[WHAT THE EXERCISE ASKS]
The listing below must be repeated word for word, with its images excluded.

━━ AVAILABLE DATA ━━

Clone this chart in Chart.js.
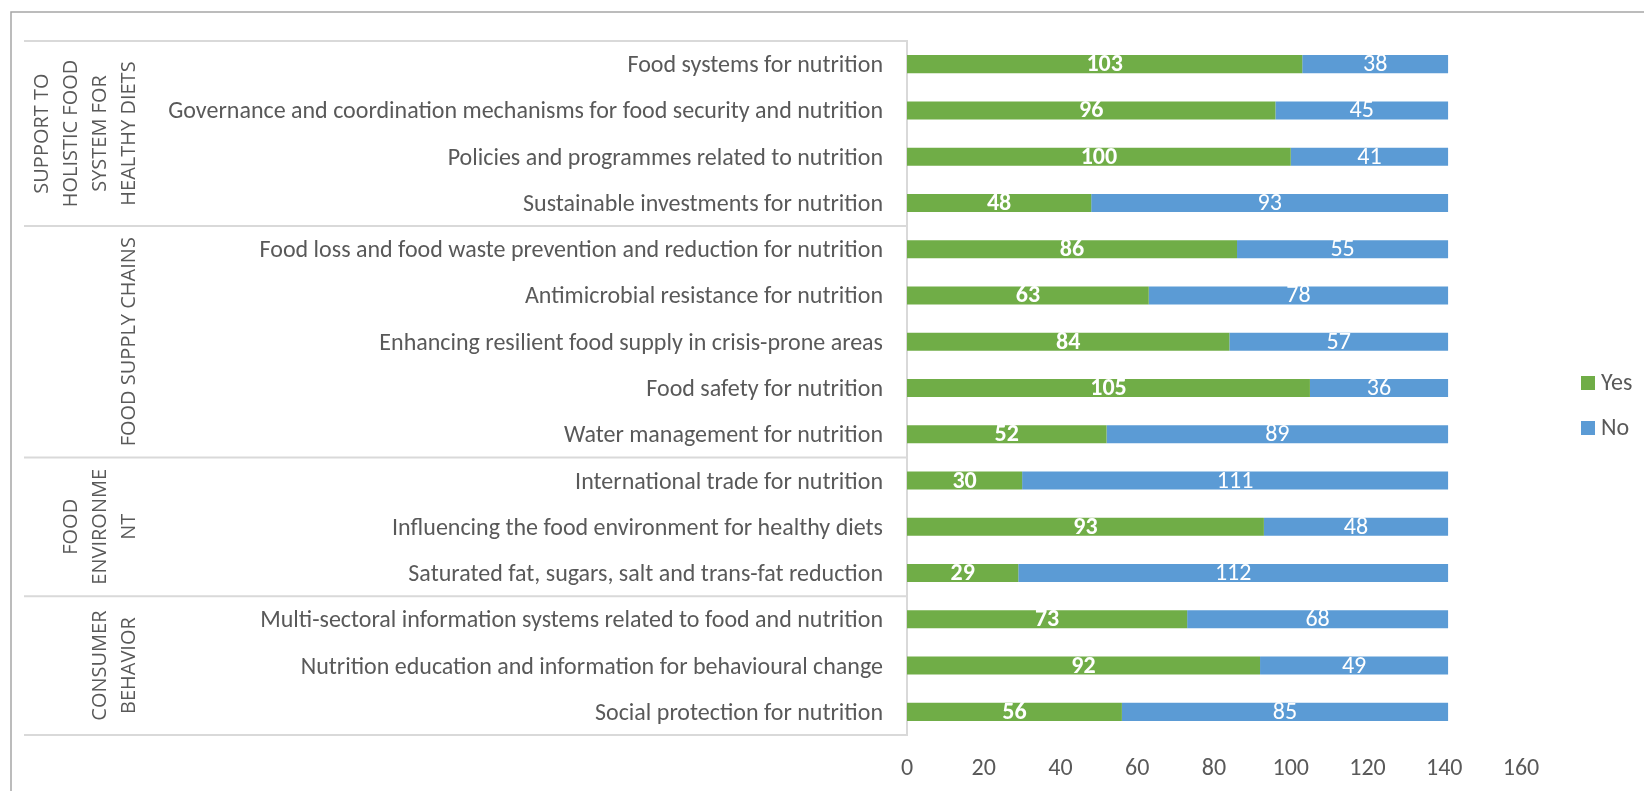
<!DOCTYPE html>
<html>
<head>
<meta charset="utf-8">
<script src="https://cdn.jsdelivr.net/npm/chart.js@4/dist/chart.umd.min.js"></script>
<style>
  html, body { margin: 0; padding: 0; background: #fff; }
  #wrap { width: 1644px; height: 791px; position: relative; }
</style>
</head>
<body>
<div id="wrap"><canvas id="nutritionChart"></canvas></div>
<script>
// Data
const categories = [
    'Food systems for nutrition',
    'Governance and coordination mechanisms for food security and nutrition',
    'Policies and programmes related to nutrition',
    'Sustainable investments for nutrition',
    'Food loss and food waste prevention and reduction for nutrition',
    'Antimicrobial resistance for nutrition',
    'Enhancing resilient food supply in crisis-prone areas',
    'Food safety for nutrition',
    'Water management for nutrition',
    'International trade for nutrition',
    'Influencing the food environment for healthy diets',
    'Saturated fat, sugars, salt and trans-fat reduction',
    'Multi-sectoral information systems related to food and nutrition',
    'Nutrition education and information for behavioural change',
    'Social protection for nutrition'
];
const yesValues = [103, 96, 100, 48, 86, 63, 84, 105, 52, 30, 93, 29, 73, 92, 56];
const noValues = [38, 45, 41, 93, 55, 78, 57, 36, 89, 111, 48, 112, 68, 49, 85];
const seriesNames = ['Yes', 'No'];

// Category groups (label lines, number of categories in group)
const groupLabels = [
    ['SUPPORT TO', 'HOLISTIC FOOD', 'SYSTEM FOR', 'HEALTHY DIETS'],
    ['FOOD SUPPLY CHAINS'],
    ['FOOD', 'ENVIRONME', 'NT'],
    ['CONSUMER', 'BEHAVIOR']
];
const groupSizes = [4, 5, 3, 3];

const xMin = 0;
const xMax = 160;
const xStep = 20;

const GREEN = '#70AD47';
const BLUE = '#5B9BD5';
const TEXT = '#595959';
const LINE = '#d9d9d9';
const LABEL_FONT = "Carlito, 'Liberation Sans Narrow', 'DejaVu Sans Condensed', sans-serif";
const GROUP_FONT = "'Open Sans', 'DejaVu Sans', sans-serif";

// Frame, group separators and group labels
const groupPlugin = {
    id: 'groupPlugin',
    beforeDraw(chart) {
        const ctx = chart.ctx;
        ctx.save();
        ctx.fillStyle = '#fff';
        ctx.fillRect(0, 0, chart.width, chart.height);
        // outer frame
        ctx.strokeStyle = '#a6a6a6';
        ctx.lineWidth = 1.5;
        ctx.beginPath();
        ctx.moveTo(11, chart.height);
        ctx.lineTo(11, 12);
        ctx.lineTo(chart.width, 12);
        ctx.stroke();
        ctx.restore();
    },
    afterDraw(chart) {
        const ctx = chart.ctx;
        const yScale = chart.scales.y;
        const area = chart.chartArea;
        const band = yScale.getPixelForValue(1) - yScale.getPixelForValue(0);

        ctx.save();
        ctx.strokeStyle = LINE;
        ctx.lineWidth = 2;

        let start = 0;
        const bounds = [area.top];
        groupSizes.forEach(size => {
            start += size;
            bounds.push(yScale.getPixelForValue(start - 1) + band / 2);
        });
        bounds.forEach(y => {
            ctx.beginPath();
            ctx.moveTo(24, y);
            ctx.lineTo(area.left, y);
            ctx.stroke();
        });

        // rotated group labels
        ctx.fillStyle = TEXT;
        ctx.font = '20px ' + GROUP_FONT;
        ctx.textAlign = 'center';
        ctx.textBaseline = 'middle';
        const lastLineX = 128;
        const lineGap = 29;
        groupLabels.forEach((lines, g) => {
            const cy = (bounds[g] + bounds[g + 1]) / 2;
            const n = lines.length;
            lines.forEach((txt, i) => {
                const cx = lastLineX - (n - 1 - i) * lineGap;
                ctx.save();
                ctx.translate(cx, cy);
                ctx.rotate(-Math.PI / 2);
                ctx.fillText(txt, 0, 1);
                ctx.restore();
            });
        });
        ctx.restore();
    }
};

// Value labels inside the bars
const valueLabels = {
    id: 'valueLabels',
    afterDatasetsDraw(chart) {
        const ctx = chart.ctx;
        ctx.save();
        ctx.fillStyle = '#fff';
        ctx.textAlign = 'center';
        ctx.textBaseline = 'middle';
        chart.data.datasets.forEach((ds, di) => {
            const meta = chart.getDatasetMeta(di);
            ctx.font = (di === 0 ? 'bold ' : '') + '24px ' + LABEL_FONT;
            meta.data.forEach((bar, i) => {
                const cx = (bar.x + bar.base) / 2;
                ctx.fillText(String(ds.data[i]), cx, bar.y + 1);
            });
        });
        ctx.restore();
    }
};

// Legend on the right
const sideLegend = {
    id: 'sideLegend',
    afterDraw(chart) {
        const ctx = chart.ctx;
        ctx.save();
        ctx.font = '24px ' + LABEL_FONT;
        ctx.textBaseline = 'middle';
        ctx.textAlign = 'left';
        chart.data.datasets.forEach((ds, i) => {
            const y = 383 + i * 45;
            ctx.fillStyle = ds.backgroundColor;
            ctx.fillRect(1581, y - 7, 14, 14);
            ctx.fillStyle = TEXT;
            ctx.fillText(ds.label, 1601, y + 1);
        });
        ctx.restore();
    }
};

const ctx = document.getElementById('nutritionChart');
new Chart(ctx, {
    type: 'bar',
    data: {
        labels: categories,
        datasets: [
            {
                label: seriesNames[0],
                data: yesValues,
                backgroundColor: GREEN,
                barPercentage: 0.39,
                categoryPercentage: 1
            },
            {
                label: seriesNames[1],
                data: noValues,
                backgroundColor: BLUE,
                barPercentage: 0.39,
                categoryPercentage: 1
            }
        ]
    },
    options: {
        indexAxis: 'y',
        responsive: true,
        maintainAspectRatio: false,
        animation: false,
        layout: {
            padding: { top: 41, right: 123, bottom: 0, left: 0 }
        },
        plugins: {
            legend: { display: false },
            tooltip: { enabled: false }
        },
        scales: {
            x: {
                stacked: true,
                min: xMin,
                max: xMax,
                ticks: {
                    stepSize: xStep,
                    color: TEXT,
                    padding: 20,
                    font: { family: LABEL_FONT, size: 24 }
                },
                grid: { display: false, drawTicks: false },
                border: { display: false },
                afterFit: function(scale) { scale.height = 56; }
            },
            y: {
                stacked: true,
                ticks: {
                    color: TEXT,
                    padding: 24,
                    labelOffset: 2,
                    autoSkip: false,
                    font: { family: LABEL_FONT, size: 24 }
                },
                grid: { display: false, drawTicks: false },
                border: { display: true, color: LINE, width: 2 },
                afterFit: function(scale) { scale.width = 907; }
            }
        }
    },
    plugins: [groupPlugin, valueLabels, sideLegend]
});
</script>
</body>
</html>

━━━

[WRITTEN RESPONSE]
Clone this chart in Chart.js.
<!DOCTYPE html>
<html>
<head>
<meta charset="utf-8">
<script src="https://cdn.jsdelivr.net/npm/chart.js@4/dist/chart.umd.min.js"></script>
<style>
  html, body { margin: 0; padding: 0; background: #fff; }
  #wrap { width: 1644px; height: 791px; position: relative; }
</style>
</head>
<body>
<div id="wrap"><canvas id="nutritionChart"></canvas></div>
<script>
// Data
const categories = [
    'Food systems for nutrition',
    'Governance and coordination mechanisms for food security and nutrition',
    'Policies and programmes related to nutrition',
    'Sustainable investments for nutrition',
    'Food loss and food waste prevention and reduction for nutrition',
    'Antimicrobial resistance for nutrition',
    'Enhancing resilient food supply in crisis-prone areas',
    'Food safety for nutrition',
    'Water management for nutrition',
    'International trade for nutrition',
    'Influencing the food environment for healthy diets',
    'Saturated fat, sugars, salt and trans-fat reduction',
    'Multi-sectoral information systems related to food and nutrition',
    'Nutrition education and information for behavioural change',
    'Social protection for nutrition'
];
const yesValues = [103, 96, 100, 48, 86, 63, 84, 105, 52, 30, 93, 29, 73, 92, 56];
const noValues = [38, 45, 41, 93, 55, 78, 57, 36, 89, 111, 48, 112, 68, 49, 85];
const seriesNames = ['Yes', 'No'];

// Category groups (label lines, number of categories in group)
const groupLabels = [
    ['SUPPORT TO', 'HOLISTIC FOOD', 'SYSTEM FOR', 'HEALTHY DIETS'],
    ['FOOD SUPPLY CHAINS'],
    ['FOOD', 'ENVIRONME', 'NT'],
    ['CONSUMER', 'BEHAVIOR']
];
const groupSizes = [4, 5, 3, 3];

const xMin = 0;
const xMax = 160;
const xStep = 20;

const GREEN = '#70AD47';
const BLUE = '#5B9BD5';
const TEXT = '#595959';
const LINE = '#d9d9d9';
const LABEL_FONT = "Carlito, 'Liberation Sans Narrow', 'DejaVu Sans Condensed', sans-serif";
const GROUP_FONT = "'Open Sans', 'DejaVu Sans', sans-serif";

// Frame, group separators and group labels
const groupPlugin = {
    id: 'groupPlugin',
    beforeDraw(chart) {
        const ctx = chart.ctx;
        ctx.save();
        ctx.fillStyle = '#fff';
        ctx.fillRect(0, 0, chart.width, chart.height);
        // outer frame
        ctx.strokeStyle = '#a6a6a6';
        ctx.lineWidth = 1.5;
        ctx.beginPath();
        ctx.moveTo(11, chart.height);
        ctx.lineTo(11, 12);
        ctx.lineTo(chart.width, 12);
        ctx.stroke();
        ctx.restore();
    },
    afterDraw(chart) {
        const ctx = chart.ctx;
        const yScale = chart.scales.y;
        const area = chart.chartArea;
        const band = yScale.getPixelForValue(1) - yScale.getPixelForValue(0);

        ctx.save();
        ctx.strokeStyle = LINE;
        ctx.lineWidth = 2;

        let start = 0;
        const bounds = [area.top];
        groupSizes.forEach(size => {
            start += size;
            bounds.push(yScale.getPixelForValue(start - 1) + band / 2);
        });
        bounds.forEach(y => {
            ctx.beginPath();
            ctx.moveTo(24, y);
            ctx.lineTo(area.left, y);
            ctx.stroke();
        });

        // rotated group labels
        ctx.fillStyle = TEXT;
        ctx.font = '20px ' + GROUP_FONT;
        ctx.textAlign = 'center';
        ctx.textBaseline = 'middle';
        const lastLineX = 128;
        const lineGap = 29;
        groupLabels.forEach((lines, g) => {
            const cy = (bounds[g] + bounds[g + 1]) / 2;
            const n = lines.length;
            lines.forEach((txt, i) => {
                const cx = lastLineX - (n - 1 - i) * lineGap;
                ctx.save();
                ctx.translate(cx, cy);
                ctx.rotate(-Math.PI / 2);
                ctx.fillText(txt, 0, 1);
                ctx.restore();
            });
        });
        ctx.restore();
    }
};

// Value labels inside the bars
const valueLabels = {
    id: 'valueLabels',
    afterDatasetsDraw(chart) {
        const ctx = chart.ctx;
        ctx.save();
        ctx.fillStyle = '#fff';
        ctx.textAlign = 'center';
        ctx.textBaseline = 'middle';
        chart.data.datasets.forEach((ds, di) => {
            const meta = chart.getDatasetMeta(di);
            ctx.font = (di === 0 ? 'bold ' : '') + '24px ' + LABEL_FONT;
            meta.data.forEach((bar, i) => {
                const cx = (bar.x + bar.base) / 2;
                ctx.fillText(String(ds.data[i]), cx, bar.y + 1);
            });
        });
        ctx.restore();
    }
};

// Legend on the right
const sideLegend = {
    id: 'sideLegend',
    afterDraw(chart) {
        const ctx = chart.ctx;
        ctx.save();
        ctx.font = '24px ' + LABEL_FONT;
        ctx.textBaseline = 'middle';
        ctx.textAlign = 'left';
        chart.data.datasets.forEach((ds, i) => {
            const y = 383 + i * 45;
            ctx.fillStyle = ds.backgroundColor;
            ctx.fillRect(1581, y - 7, 14, 14);
            ctx.fillStyle = TEXT;
            ctx.fillText(ds.label, 1601, y + 1);
        });
        ctx.restore();
    }
};

const ctx = document.getElementById('nutritionChart');
new Chart(ctx, {
    type: 'bar',
    data: {
        labels: categories,
        datasets: [
            {
                label: seriesNames[0],
                data: yesValues,
                backgroundColor: GREEN,
                barPercentage: 0.39,
                categoryPercentage: 1
            },
            {
                label: seriesNames[1],
                data: noValues,
                backgroundColor: BLUE,
                barPercentage: 0.39,
                categoryPercentage: 1
            }
        ]
    },
    options: {
        indexAxis: 'y',
        responsive: true,
        maintainAspectRatio: false,
        animation: false,
        layout: {
            padding: { top: 41, right: 123, bottom: 0, left: 0 }
        },
        plugins: {
            legend: { display: false },
            tooltip: { enabled: false }
        },
        scales: {
            x: {
                stacked: true,
                min: xMin,
                max: xMax,
                ticks: {
                    stepSize: xStep,
                    color: TEXT,
                    padding: 20,
                    font: { family: LABEL_FONT, size: 24 }
                },
                grid: { display: false, drawTicks: false },
                border: { display: false },
                afterFit: function(scale) { scale.height = 56; }
            },
            y: {
                stacked: true,
                ticks: {
                    color: TEXT,
                    padding: 24,
                    labelOffset: 2,
                    autoSkip: false,
                    font: { family: LABEL_FONT, size: 24 }
                },
                grid: { display: false, drawTicks: false },
                border: { display: true, color: LINE, width: 2 },
                afterFit: function(scale) { scale.width = 907; }
            }
        }
    },
    plugins: [groupPlugin, valueLabels, sideLegend]
});
</script>
</body>
</html>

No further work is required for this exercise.